It snowed the other day. A long, sustained snow that wrapped the world in a blanket of quiet from which it has yet to emerge. "The longest, largest snowfall in ten years!" the people around me exclaimed. "Wonderful!" they beamed. Then they did some of the strangest things.
A man watered his car (my money says the locks are still frozen). A little boy walked home from school in shorts and a T-shirt, his legs way beyond purple, rather the icky red-white of frostbite. Little girls in pink rubber boots fell smack on their bottoms at each patch of ice. Grown men, suits pants tucked into army fatigue coloured rubber boots, slipped and slided their way to work. Meanwhile, outdoorsmen rumbled past in gigantic SUV's, tires encased in chain (the snow drifts, all three centimeters of them, never stood a chance).
At one point the snow fall was declared an emergency. Students were sent home, as was I. In Kochi, plus four degrees with six centimeters on the ground is a snow day. Yee-ah-hoo!
Children ran outside and used up every inch of snow. They threw it loosely in the air and with outheld tongues chased the flakes in circles that made them dizzy. They formed snow into balls of ice and hurled it at one another. Boys made girls cry and girls made boys bawl. Teachers yelled from open windows, "Put your hood on or you'll catch cold!" Snowmen were erected and destroyed. Trails were blazed and flakes were inspected. "Amazing!" they said.

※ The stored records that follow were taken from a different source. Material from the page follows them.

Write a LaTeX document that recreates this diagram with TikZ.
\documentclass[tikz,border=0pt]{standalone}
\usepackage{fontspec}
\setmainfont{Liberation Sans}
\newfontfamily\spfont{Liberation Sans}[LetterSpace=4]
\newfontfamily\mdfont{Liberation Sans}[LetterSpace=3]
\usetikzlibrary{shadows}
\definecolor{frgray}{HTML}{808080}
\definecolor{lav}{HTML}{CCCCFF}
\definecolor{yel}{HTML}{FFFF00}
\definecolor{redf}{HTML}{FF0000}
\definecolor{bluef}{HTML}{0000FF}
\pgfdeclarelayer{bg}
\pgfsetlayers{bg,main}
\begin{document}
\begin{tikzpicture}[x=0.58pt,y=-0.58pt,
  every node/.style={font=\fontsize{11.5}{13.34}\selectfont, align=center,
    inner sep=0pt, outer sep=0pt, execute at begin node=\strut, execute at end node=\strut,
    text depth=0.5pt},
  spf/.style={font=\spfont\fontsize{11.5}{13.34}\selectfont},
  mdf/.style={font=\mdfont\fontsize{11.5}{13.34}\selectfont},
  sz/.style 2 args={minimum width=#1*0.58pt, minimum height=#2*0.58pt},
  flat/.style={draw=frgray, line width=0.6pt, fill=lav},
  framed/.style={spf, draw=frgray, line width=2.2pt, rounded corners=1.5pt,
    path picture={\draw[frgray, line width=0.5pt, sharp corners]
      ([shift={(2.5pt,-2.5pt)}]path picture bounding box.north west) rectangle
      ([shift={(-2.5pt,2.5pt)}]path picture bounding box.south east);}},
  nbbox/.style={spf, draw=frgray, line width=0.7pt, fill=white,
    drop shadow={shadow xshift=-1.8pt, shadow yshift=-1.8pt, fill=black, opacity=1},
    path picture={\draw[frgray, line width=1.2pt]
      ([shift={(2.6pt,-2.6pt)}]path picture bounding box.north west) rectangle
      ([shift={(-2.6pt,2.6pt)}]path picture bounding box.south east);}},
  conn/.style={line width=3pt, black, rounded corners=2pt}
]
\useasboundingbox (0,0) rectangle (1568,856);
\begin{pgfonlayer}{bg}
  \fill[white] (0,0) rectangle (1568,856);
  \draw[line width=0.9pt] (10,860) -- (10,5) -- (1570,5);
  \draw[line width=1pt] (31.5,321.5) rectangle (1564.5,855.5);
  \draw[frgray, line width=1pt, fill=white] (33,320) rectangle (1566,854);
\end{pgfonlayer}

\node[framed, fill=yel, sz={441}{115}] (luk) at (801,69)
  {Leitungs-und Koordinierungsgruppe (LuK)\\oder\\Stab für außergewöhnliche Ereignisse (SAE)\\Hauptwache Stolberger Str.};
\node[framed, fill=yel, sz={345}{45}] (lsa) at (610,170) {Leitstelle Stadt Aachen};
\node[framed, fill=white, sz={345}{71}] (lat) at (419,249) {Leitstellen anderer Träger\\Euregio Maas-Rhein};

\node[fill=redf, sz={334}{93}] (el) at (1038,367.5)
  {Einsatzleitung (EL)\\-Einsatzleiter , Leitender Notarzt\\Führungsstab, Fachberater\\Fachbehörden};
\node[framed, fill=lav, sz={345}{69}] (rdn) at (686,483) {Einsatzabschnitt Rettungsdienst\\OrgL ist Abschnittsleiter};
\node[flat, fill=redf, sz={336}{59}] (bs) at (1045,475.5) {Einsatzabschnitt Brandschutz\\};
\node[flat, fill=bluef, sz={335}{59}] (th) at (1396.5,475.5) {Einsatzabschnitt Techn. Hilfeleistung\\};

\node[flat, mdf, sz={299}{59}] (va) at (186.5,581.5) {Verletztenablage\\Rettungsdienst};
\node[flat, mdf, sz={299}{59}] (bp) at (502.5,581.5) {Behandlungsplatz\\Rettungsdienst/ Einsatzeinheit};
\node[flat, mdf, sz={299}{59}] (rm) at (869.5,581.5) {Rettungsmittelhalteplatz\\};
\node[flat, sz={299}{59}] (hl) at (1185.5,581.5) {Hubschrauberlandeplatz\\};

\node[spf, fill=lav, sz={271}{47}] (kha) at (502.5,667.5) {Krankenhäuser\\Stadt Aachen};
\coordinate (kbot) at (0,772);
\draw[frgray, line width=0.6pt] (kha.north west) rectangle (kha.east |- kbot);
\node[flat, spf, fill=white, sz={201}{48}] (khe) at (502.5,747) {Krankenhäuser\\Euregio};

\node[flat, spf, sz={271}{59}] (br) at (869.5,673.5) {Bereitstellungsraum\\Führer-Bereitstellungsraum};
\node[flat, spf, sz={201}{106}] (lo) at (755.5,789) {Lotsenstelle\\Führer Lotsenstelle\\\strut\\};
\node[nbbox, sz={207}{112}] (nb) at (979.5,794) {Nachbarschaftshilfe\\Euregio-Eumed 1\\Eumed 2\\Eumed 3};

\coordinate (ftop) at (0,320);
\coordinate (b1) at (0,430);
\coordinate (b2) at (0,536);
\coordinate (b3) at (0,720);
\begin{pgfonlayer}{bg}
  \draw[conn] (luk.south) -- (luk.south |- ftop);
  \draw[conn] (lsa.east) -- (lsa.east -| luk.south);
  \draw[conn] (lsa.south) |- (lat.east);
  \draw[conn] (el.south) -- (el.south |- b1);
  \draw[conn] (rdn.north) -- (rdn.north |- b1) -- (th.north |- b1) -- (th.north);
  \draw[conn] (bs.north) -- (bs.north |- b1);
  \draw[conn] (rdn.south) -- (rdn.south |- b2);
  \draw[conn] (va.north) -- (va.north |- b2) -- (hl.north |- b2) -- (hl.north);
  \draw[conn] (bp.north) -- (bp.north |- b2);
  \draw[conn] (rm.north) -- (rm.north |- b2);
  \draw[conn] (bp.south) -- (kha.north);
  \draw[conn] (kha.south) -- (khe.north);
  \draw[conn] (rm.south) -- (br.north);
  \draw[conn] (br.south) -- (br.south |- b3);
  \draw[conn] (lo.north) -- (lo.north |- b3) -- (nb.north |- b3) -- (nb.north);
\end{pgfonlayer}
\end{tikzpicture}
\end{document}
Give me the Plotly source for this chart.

And it was. I've never experienced snow in a non-snowy land, where people substitute winter boots for rubber boots, window scrapers for water hoses, rice straw brooms for heavy metal shovels. Where 26 degrees is room temperature (warm enough, by the way, to melt chocolate). Where children use the snow when it falls like it may never do so again. I'm glad I saw all those things, if only as a reminder of how wonderful it all really is.